The incredible aftermath has left many wondering if global warming is to blame.

"I've never seen such scenes," the state governor, Enrique Alfaro, tweeted. "Then we ask ourselves if climate change is real."

Global warming at work?

Most studies looking at how global warming will affect hail have looked at the size of hailstones, rather than the overall mass of hail, because large hailstones do the most damage. They occasionally kill people and animals as well as doing serious damage to cars and buildings. For instance, 25 people were killed by a hailstorm in China in 2002.

These studies suggest hailstones will indeed get bigger as the world warms.

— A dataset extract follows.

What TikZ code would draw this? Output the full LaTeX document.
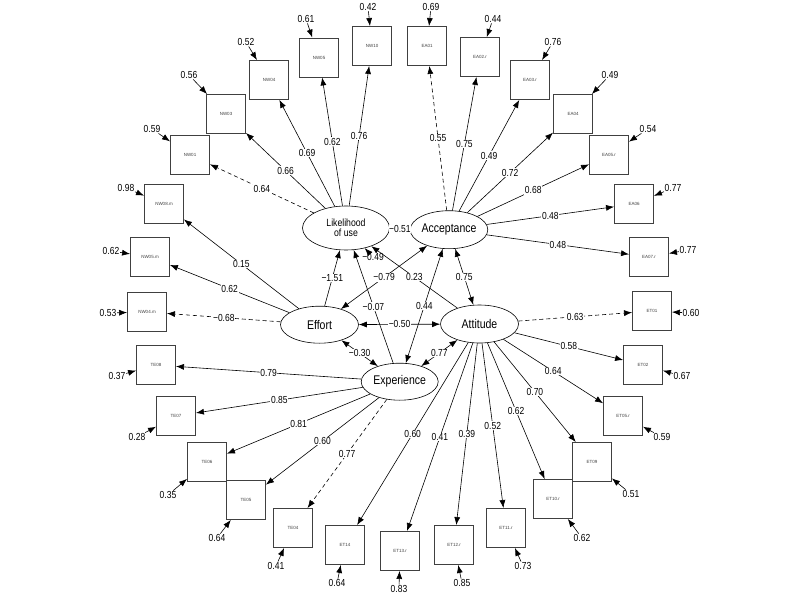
\documentclass[tikz,border=0pt]{standalone}
\usepackage{fontspec}
\setmainfont{Liberation Sans}
\usetikzlibrary{shapes.geometric,arrows.meta}
\newcommand{\vs}[1]{\scalebox{1}[1.2]{#1}}
\begin{document}
\begin{tikzpicture}[x=1pt,y=-1pt,
  obs/.style={draw=black!75,line width=0.9pt,minimum width=39pt,minimum height=39pt,inner sep=0pt,font=\fontsize{4.5}{5}\selectfont,text=black!75},
  lat/.style={ellipse,draw,line width=0.6pt,inner sep=0pt,font=\fontsize{10.5}{12}\selectfont},
  num/.style={font=\fontsize{8.5}{9}\selectfont,inner sep=0.6pt},
  lab/.style={num,fill=white},
  ld/.style={-{Latex[length=8pt,width=6pt]},line width=0.6pt},
  cov/.style={{Latex[length=8pt,width=6pt]}-{Latex[length=8pt,width=6pt]},line width=0.6pt},
  dsh/.style={dash pattern=on 4pt off 3pt}]
\useasboundingbox (0,0) rectangle (800,596);
% latent variables
\node[lat,minimum width=87pt,minimum height=44pt,align=center,font=\fontsize{8.7}{10.5}\selectfont] (L) at (346,228) {\vs{Likelihood}\\\vs{of use}};
\node[lat,minimum width=76pt,minimum height=38pt] (A) at (449,229.7) {\vs{Acceptance}};
\node[lat,minimum width=78pt,minimum height=37pt] (Ef) at (319.5,324.7) {\vs{Effort}};
\node[lat,minimum width=78pt,minimum height=38pt] (At) at (479.5,324) {\vs{Attitude}};
\node[lat,minimum width=77pt,minimum height=37pt] (Ex) at (399.7,381.7) {\vs{Experience}};
% observed variables
\node[obs] (NW10) at (372,46) {NW10};
\node[obs] (NW05) at (319,57.5) {NW05};
\node[obs] (NW04) at (269,80) {NW04};
\node[obs] (NW03) at (226,114) {NW03};
\node[obs] (NW01) at (190,155) {NW01};
\node[obs] (NW08m) at (164,204) {NW08.m};
\node[obs] (NW05m) at (150,257) {NW05.m};
\node[obs] (NW04m) at (147,312) {NW04.m};
\node[obs] (TE08) at (156,365) {TE08};
\node[obs] (TE07) at (176,416) {TE07};
\node[obs] (TE06) at (207,462) {TE06};
\node[obs] (TE05) at (246,500) {TE05};
\node[obs] (TE04) at (293,528) {TE04};
\node[obs] (ET14) at (345,545) {ET14};
\node[obs] (ET13r) at (400,551) {ET13.r};
\node[obs] (ET12r) at (454,545) {ET12.r};
\node[obs] (ET11r) at (506,528) {ET11.r};
\node[obs] (ET10r) at (553,499) {ET10.r};
\node[obs] (ET09) at (592,462) {ET09};
\node[obs] (ET05r) at (623,416) {ET05.r};
\node[obs] (ET02) at (643,365) {ET02};
\node[obs] (ET01) at (652,311) {ET01};
\node[obs] (EA07r) at (649,257) {EA07.r};
\node[obs] (EA06) at (634,204) {EA06};
\node[obs] (EA05r) at (609,155) {EA05.r};
\node[obs] (EA04) at (573,114) {EA04};
\node[obs] (EA03r) at (530,80) {EA03.r};
\node[obs] (EA02r) at (480,57) {EA02.r};
\node[obs] (EA01) at (427,46) {EA01};
% residual labels
\node[num] (eNW10) at (368,7) {\vs{0.42}};
\node[num] (eNW05) at (306,19) {\vs{0.61}};
\node[num] (eNW04) at (246,42) {\vs{0.52}};
\node[num] (eNW03) at (189,75) {\vs{0.56}};
\node[num] (eNW01) at (152,129) {\vs{0.59}};
\node[num] (eNW08m) at (126,188) {\vs{0.98}};
\node[num] (eNW05m) at (111,251) {\vs{0.62}};
\node[num] (eNW04m) at (108,313) {\vs{0.53}};
\node[num] (eTE08) at (117,376) {\vs{0.37}};
\node[num] (eTE07) at (137,437) {\vs{0.28}};
\node[num] (eTE06) at (168,495) {\vs{0.35}};
\node[num] (eTE05) at (217,538) {\vs{0.64}};
\node[num] (eTE04) at (276,566) {\vs{0.41}};
\node[num] (eET14) at (337,583) {\vs{0.64}};
\node[num] (eET13r) at (399,589) {\vs{0.83}};
\node[num] (eET12r) at (462,583) {\vs{0.85}};
\node[num] (eET11r) at (523,566) {\vs{0.73}};
\node[num] (eET10r) at (582,538) {\vs{0.62}};
\node[num] (eET09) at (631,494) {\vs{0.51}};
\node[num] (eET05r) at (662,437) {\vs{0.59}};
\node[num] (eET02) at (682,376) {\vs{0.67}};
\node[num] (eET01) at (691,313) {\vs{0.60}};
\node[num] (eEA07r) at (688,250) {\vs{0.77}};
\node[num] (eEA06) at (673,188) {\vs{0.77}};
\node[num] (eEA05r) at (648,129) {\vs{0.54}};
\node[num] (eEA04) at (610,75) {\vs{0.49}};
\node[num] (eEA03r) at (553,42) {\vs{0.76}};
\node[num] (eEA02r) at (493,19) {\vs{0.44}};
\node[num] (eEA01) at (431,7) {\vs{0.69}};
\node[num] (eL) at (373,257) {\vs{−0.49}};
\foreach \v in {NW10,NW05,NW04,NW03,NW01,NW08m,NW05m,NW04m,TE08,TE07,TE06,TE05,TE04,ET14,ET13r,ET12r,ET11r,ET10r,ET09,ET05r,ET02,ET01,EA07r,EA06,EA05r,EA04,EA03r,EA02r,EA01,L}
  \draw[ld] (e\v) -- (\v);
% loadings: Likelihood
\draw[ld,dsh] (L) -- node[lab]{\vs{0.64}} (NW01);
\draw[ld] (L) -- node[lab]{\vs{0.66}} (NW03);
\draw[ld] (L) -- node[lab]{\vs{0.69}} (NW04);
\draw[ld] (L) -- node[lab]{\vs{0.62}} (NW05);
\draw[ld] (L) -- node[lab]{\vs{0.76}} (NW10);
% Acceptance
\draw[ld,dsh] (A) -- node[lab]{\vs{0.55}} (EA01);
\draw[ld] (A) -- node[lab]{\vs{0.75}} (EA02r);
\draw[ld] (A) -- node[lab]{\vs{0.49}} (EA03r);
\draw[ld] (A) -- node[lab]{\vs{0.72}} (EA04);
\draw[ld] (A) -- node[lab]{\vs{0.68}} (EA05r);
\draw[ld] (A) -- node[lab]{\vs{0.48}} (EA06);
\draw[ld] (A) -- node[lab]{\vs{0.48}} (EA07r);
% Effort
\draw[ld] (Ef) -- node[lab]{\vs{0.15}} (NW08m);
\draw[ld] (Ef) -- node[lab]{\vs{0.62}} (NW05m);
\draw[ld,dsh] (Ef) -- node[lab]{\vs{−0.68}} (NW04m);
% Experience
\draw[ld] (Ex) -- node[lab]{\vs{0.79}} (TE08);
\draw[ld] (Ex) -- node[lab]{\vs{0.85}} (TE07);
\draw[ld] (Ex) -- node[lab]{\vs{0.81}} (TE06);
\draw[ld] (Ex) -- node[lab]{\vs{0.60}} (TE05);
\draw[ld,dsh] (Ex) -- node[lab]{\vs{0.77}} (TE04);
% Attitude
\draw[ld,dsh] (At) -- node[lab]{\vs{0.63}} (ET01);
\draw[ld] (At) -- node[lab]{\vs{0.58}} (ET02);
\draw[ld] (At) -- node[lab]{\vs{0.64}} (ET05r);
\draw[ld] (At) -- node[lab]{\vs{0.70}} (ET09);
\draw[ld] (At) -- node[lab]{\vs{0.62}} (ET10r);
\draw[ld] (At) -- node[lab]{\vs{0.52}} (ET11r);
\draw[ld] (At) -- node[lab]{\vs{0.39}} (ET12r);
\draw[ld] (At) -- node[lab]{\vs{0.41}} (ET13r);
\draw[ld] (At) -- node[lab]{\vs{0.60}} (ET14);
% structural paths
\draw[line width=0.6pt] (A) -- node[lab]{\vs{−0.51}} (L);
\draw[ld] (Ef) -- node[lab]{\vs{−1.51}} (L);
\draw[ld] (Ex) -- node[lab]{\vs{−0.07}} (L);
\draw[ld] (At) -- node[lab]{\vs{0.23}} (L);
\draw[cov] (A) -- node[lab]{\vs{−0.79}} (Ef);
\draw[cov] (A) -- node[lab]{\vs{0.75}} (At);
\draw[cov] (A) -- node[lab]{\vs{0.44}} (Ex);
\draw[cov] (Ef) -- node[lab]{\vs{−0.50}} (At);
\draw[cov] (Ef) -- node[lab]{\vs{−0.30}} (Ex);
\draw[cov] (At) -- node[lab]{\vs{0.77}} (Ex);
\end{tikzpicture}
\end{document}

It is also possible that the mass of hail that falls in any one storm could increase due to warming. As the atmosphere warms, it holds more moisture. This means more water can fall out of the sky when conditions are right, in the form of rain, snow, hail or graupel (snow pellets).

"In a warmer future, increased amounts of moisture in the air can lead to heavier precipitation during an individual storm," says climate researcher Amulya Chevuturi at the University of Reading in the UK.

However, it's not clear that the mass of hail that fell in Guadalajara was that exceptional.

"It does appear from some of those pictures that floodwaters helped to pileup the hailstones into larger drifts," says Matthew Kumjian of Pennsylvania State University. "Some of the photos show much smaller accumulations in more open spaces."

Such pileups, or hail drifts, do occur occasionally, such as in Amarillo, Texas, in April 2012.

"We can't yet say anything about whether these storms are more or less likely owing to climate change," says Kumjian.

But he's not ruling out a link either. "We did find, as have other scientists, that these cases tend to form in environments with a large amount of 'precipitable water'," Kumjian says.